##### Stored data #####

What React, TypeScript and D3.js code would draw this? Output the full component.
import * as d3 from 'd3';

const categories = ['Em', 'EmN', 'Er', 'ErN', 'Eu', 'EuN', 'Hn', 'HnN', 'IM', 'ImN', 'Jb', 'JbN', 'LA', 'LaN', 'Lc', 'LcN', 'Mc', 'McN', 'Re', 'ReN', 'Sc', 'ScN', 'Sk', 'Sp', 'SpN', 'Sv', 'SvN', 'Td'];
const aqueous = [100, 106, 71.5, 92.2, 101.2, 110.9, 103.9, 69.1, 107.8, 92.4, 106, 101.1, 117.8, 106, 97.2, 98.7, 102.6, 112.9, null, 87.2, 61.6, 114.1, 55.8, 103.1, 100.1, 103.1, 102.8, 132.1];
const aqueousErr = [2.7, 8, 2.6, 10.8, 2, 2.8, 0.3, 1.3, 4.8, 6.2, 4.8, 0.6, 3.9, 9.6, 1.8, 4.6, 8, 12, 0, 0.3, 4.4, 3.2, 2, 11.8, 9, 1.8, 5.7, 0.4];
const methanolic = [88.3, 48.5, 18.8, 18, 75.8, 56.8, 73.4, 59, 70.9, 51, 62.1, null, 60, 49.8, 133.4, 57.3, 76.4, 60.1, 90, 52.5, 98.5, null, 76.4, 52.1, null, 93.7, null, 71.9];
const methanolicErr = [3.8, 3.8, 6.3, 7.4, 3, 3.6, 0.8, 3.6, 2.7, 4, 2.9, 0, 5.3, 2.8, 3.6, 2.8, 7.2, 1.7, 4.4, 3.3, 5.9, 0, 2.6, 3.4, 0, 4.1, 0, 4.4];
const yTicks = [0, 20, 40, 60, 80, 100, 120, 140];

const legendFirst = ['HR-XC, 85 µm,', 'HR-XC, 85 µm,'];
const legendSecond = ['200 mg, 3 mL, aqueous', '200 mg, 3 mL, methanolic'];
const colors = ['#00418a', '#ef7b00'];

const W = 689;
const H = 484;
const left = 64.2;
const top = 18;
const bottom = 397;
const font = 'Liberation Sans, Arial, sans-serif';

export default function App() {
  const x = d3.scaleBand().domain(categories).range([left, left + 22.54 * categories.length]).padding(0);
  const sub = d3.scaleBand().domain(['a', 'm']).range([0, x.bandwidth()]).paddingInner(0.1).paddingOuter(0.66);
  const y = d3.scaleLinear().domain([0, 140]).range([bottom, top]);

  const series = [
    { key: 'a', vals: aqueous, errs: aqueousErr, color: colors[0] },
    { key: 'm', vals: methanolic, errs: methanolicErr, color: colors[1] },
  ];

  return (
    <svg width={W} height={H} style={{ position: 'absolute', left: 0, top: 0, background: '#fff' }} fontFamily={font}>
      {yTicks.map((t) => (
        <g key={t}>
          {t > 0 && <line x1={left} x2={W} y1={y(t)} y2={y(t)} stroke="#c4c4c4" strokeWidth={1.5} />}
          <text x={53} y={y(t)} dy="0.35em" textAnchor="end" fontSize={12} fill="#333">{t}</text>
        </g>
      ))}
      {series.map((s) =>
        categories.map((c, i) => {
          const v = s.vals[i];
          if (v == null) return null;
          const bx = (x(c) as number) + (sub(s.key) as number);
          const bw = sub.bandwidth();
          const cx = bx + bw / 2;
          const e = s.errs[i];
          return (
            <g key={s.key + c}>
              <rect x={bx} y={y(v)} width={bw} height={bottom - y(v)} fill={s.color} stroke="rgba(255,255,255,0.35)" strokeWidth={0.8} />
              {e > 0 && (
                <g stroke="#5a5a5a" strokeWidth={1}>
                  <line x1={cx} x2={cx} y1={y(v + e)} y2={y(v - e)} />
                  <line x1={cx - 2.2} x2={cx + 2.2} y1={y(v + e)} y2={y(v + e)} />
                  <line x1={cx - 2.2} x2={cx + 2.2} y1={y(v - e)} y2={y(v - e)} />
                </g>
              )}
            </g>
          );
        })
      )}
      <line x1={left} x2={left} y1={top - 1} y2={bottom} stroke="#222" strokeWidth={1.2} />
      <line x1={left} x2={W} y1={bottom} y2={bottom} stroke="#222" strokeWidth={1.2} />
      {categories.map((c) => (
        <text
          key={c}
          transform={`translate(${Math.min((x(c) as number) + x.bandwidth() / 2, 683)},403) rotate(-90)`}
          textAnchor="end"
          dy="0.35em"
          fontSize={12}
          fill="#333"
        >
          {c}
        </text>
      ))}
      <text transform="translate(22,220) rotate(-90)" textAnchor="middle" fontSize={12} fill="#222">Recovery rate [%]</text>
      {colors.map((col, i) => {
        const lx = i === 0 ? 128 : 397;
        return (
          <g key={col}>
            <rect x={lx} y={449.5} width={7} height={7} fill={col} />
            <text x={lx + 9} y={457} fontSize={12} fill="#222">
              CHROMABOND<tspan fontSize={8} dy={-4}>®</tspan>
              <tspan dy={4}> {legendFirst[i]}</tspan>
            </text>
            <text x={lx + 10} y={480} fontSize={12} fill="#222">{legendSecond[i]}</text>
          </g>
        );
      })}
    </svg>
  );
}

#####
##### Stored data #####

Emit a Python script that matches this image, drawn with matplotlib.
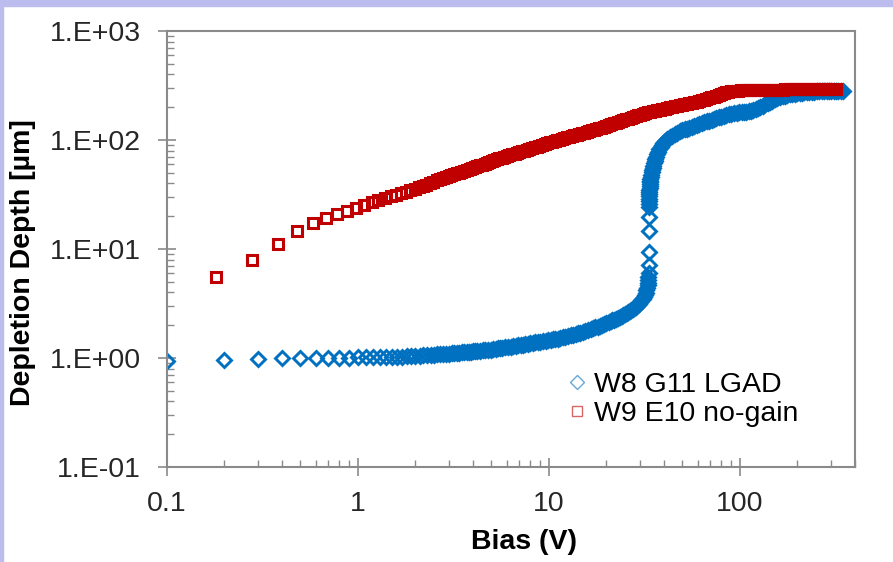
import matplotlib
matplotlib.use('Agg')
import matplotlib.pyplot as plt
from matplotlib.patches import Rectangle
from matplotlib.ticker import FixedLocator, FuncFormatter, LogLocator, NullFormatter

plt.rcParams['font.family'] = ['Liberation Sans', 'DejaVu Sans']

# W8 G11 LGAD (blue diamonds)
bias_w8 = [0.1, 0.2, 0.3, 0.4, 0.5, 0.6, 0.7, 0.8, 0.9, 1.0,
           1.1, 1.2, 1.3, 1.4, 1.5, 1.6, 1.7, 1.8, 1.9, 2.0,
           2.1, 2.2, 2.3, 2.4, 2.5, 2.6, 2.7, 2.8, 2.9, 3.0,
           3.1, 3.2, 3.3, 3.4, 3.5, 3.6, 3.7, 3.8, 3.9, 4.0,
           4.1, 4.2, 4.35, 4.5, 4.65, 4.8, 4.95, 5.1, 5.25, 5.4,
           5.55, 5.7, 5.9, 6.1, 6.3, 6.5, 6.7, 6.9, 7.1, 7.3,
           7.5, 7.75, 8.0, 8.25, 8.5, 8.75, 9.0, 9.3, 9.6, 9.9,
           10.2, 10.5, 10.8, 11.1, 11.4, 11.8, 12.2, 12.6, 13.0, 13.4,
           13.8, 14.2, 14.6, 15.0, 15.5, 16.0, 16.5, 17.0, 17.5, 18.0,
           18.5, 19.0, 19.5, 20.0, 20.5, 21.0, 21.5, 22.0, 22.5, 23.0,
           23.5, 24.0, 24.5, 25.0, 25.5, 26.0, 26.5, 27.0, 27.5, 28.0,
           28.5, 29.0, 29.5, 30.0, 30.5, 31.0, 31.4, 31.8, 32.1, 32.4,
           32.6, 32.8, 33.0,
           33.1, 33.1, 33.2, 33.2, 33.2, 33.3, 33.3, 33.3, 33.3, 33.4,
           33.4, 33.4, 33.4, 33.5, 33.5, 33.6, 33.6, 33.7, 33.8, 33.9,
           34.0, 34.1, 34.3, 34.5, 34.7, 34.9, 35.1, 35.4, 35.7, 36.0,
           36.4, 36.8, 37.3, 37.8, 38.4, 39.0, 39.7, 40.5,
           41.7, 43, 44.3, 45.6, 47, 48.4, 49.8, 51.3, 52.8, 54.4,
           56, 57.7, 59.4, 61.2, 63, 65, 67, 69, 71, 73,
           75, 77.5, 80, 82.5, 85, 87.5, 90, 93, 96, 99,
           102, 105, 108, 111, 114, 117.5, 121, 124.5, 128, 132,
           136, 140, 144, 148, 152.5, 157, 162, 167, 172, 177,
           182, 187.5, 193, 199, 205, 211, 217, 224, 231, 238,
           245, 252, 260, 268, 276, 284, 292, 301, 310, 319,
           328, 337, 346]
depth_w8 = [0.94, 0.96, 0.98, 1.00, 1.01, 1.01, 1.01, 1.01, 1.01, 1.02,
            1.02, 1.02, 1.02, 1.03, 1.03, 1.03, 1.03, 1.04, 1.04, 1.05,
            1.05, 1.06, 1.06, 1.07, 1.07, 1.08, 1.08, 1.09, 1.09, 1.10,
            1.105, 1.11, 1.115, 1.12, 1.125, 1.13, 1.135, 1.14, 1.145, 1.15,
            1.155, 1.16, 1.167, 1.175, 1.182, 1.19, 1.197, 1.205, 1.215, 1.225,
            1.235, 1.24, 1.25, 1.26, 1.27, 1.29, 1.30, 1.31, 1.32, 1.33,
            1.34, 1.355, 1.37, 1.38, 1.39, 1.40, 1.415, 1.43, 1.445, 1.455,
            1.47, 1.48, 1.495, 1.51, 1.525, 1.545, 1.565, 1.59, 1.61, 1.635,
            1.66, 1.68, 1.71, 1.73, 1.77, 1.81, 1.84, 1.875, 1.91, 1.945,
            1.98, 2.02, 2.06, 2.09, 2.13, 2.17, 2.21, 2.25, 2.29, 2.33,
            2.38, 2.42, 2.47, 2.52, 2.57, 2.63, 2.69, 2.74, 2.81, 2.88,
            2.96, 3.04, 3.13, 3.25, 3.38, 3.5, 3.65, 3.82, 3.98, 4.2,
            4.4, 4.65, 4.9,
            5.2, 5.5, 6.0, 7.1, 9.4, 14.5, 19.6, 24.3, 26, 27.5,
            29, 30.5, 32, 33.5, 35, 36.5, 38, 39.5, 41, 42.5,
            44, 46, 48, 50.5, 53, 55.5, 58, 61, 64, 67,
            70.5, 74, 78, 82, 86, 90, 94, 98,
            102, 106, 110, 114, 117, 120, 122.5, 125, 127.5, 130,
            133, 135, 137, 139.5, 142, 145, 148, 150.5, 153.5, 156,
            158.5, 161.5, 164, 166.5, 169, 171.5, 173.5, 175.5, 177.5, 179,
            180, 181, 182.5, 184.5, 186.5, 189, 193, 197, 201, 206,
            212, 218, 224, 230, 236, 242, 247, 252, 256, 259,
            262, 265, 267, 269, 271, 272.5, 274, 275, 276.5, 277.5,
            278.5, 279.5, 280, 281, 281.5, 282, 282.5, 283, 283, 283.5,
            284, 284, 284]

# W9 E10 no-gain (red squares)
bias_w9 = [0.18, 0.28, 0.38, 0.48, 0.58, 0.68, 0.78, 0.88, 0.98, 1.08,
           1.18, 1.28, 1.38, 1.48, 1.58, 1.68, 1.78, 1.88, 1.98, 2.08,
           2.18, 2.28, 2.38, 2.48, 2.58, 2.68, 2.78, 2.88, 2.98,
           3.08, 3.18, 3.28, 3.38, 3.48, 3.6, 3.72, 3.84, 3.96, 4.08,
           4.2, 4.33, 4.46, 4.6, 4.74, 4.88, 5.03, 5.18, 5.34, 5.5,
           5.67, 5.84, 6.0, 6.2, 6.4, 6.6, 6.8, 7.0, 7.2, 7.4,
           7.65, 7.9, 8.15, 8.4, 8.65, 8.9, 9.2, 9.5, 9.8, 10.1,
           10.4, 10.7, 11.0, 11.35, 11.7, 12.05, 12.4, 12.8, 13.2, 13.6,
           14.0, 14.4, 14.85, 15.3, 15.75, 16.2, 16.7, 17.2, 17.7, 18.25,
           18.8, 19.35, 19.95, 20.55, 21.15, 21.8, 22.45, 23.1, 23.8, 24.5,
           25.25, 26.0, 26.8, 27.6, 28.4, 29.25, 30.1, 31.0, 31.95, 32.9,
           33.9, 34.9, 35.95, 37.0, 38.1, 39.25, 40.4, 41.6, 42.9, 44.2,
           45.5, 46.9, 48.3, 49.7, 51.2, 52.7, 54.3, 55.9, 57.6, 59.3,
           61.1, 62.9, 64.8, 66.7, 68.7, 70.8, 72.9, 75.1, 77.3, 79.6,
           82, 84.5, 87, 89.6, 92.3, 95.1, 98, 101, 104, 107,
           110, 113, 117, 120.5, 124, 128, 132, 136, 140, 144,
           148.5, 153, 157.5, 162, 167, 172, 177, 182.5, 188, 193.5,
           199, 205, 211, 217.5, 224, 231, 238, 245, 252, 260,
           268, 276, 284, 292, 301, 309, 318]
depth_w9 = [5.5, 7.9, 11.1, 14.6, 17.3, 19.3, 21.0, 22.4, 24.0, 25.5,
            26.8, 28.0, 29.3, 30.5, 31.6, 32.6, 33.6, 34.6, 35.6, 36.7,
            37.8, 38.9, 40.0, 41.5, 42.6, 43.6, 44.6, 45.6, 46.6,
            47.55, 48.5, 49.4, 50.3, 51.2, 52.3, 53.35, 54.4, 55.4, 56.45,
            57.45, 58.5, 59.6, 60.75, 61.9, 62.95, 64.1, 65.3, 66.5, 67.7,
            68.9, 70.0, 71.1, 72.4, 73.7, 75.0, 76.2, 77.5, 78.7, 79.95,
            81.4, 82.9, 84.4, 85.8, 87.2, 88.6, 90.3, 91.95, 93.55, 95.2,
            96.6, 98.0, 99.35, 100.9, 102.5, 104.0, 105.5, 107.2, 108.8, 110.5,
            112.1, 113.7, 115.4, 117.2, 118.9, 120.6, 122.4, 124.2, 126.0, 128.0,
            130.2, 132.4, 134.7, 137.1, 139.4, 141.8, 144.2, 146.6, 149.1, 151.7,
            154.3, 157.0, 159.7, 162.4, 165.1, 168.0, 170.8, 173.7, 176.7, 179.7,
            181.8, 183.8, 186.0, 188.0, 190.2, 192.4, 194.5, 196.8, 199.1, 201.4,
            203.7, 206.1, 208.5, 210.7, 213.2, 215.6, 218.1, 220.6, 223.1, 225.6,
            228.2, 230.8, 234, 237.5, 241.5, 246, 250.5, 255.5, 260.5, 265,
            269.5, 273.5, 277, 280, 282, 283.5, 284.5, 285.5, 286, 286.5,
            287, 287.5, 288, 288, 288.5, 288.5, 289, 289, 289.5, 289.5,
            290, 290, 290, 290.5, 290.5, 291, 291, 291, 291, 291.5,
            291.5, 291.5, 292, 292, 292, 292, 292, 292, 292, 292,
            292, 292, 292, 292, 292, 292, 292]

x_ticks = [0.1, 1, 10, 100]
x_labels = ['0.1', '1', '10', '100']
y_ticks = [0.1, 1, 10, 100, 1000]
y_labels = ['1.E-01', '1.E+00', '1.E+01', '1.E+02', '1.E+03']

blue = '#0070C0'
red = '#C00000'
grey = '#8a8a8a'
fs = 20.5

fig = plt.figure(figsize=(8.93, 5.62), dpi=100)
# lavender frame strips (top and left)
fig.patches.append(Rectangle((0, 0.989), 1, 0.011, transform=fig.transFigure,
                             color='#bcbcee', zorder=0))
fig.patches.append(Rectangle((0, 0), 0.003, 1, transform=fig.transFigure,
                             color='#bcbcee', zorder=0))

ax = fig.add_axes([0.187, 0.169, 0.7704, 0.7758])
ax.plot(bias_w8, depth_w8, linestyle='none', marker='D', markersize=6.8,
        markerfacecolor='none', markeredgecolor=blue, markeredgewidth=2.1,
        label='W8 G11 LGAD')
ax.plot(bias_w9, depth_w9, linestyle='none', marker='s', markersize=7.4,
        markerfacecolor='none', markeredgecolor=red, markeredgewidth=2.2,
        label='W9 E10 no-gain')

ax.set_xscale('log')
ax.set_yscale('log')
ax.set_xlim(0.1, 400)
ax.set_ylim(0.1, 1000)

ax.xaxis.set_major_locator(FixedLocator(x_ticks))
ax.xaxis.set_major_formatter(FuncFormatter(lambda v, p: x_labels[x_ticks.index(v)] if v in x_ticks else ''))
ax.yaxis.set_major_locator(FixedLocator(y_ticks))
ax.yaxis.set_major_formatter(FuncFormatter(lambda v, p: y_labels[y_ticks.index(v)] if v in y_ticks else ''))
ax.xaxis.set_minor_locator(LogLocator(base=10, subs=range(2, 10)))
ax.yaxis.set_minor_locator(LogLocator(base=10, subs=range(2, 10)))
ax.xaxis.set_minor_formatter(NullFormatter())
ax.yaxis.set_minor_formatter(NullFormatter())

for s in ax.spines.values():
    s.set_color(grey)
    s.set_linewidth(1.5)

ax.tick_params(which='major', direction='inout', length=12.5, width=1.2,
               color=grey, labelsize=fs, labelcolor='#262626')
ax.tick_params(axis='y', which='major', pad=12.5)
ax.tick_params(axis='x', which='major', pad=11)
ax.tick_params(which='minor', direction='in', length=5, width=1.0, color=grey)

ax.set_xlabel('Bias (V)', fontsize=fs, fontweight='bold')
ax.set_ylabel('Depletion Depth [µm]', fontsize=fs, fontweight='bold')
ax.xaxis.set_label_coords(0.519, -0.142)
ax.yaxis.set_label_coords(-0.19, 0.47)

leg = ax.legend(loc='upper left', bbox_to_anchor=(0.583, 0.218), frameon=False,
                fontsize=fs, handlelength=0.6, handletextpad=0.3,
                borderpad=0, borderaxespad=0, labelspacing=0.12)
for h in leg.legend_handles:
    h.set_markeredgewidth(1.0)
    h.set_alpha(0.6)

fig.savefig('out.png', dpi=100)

#####

**Exercise objective:** Extract the lines of the preceding material that run from the line with "What React, TypeScript" through the line with "import * as d3 from 'd3';", inclusive, reproducing them exactly and adding nothing.

**Finished task:**
What React, TypeScript and D3.js code would draw this? Output the full component.
import * as d3 from 'd3';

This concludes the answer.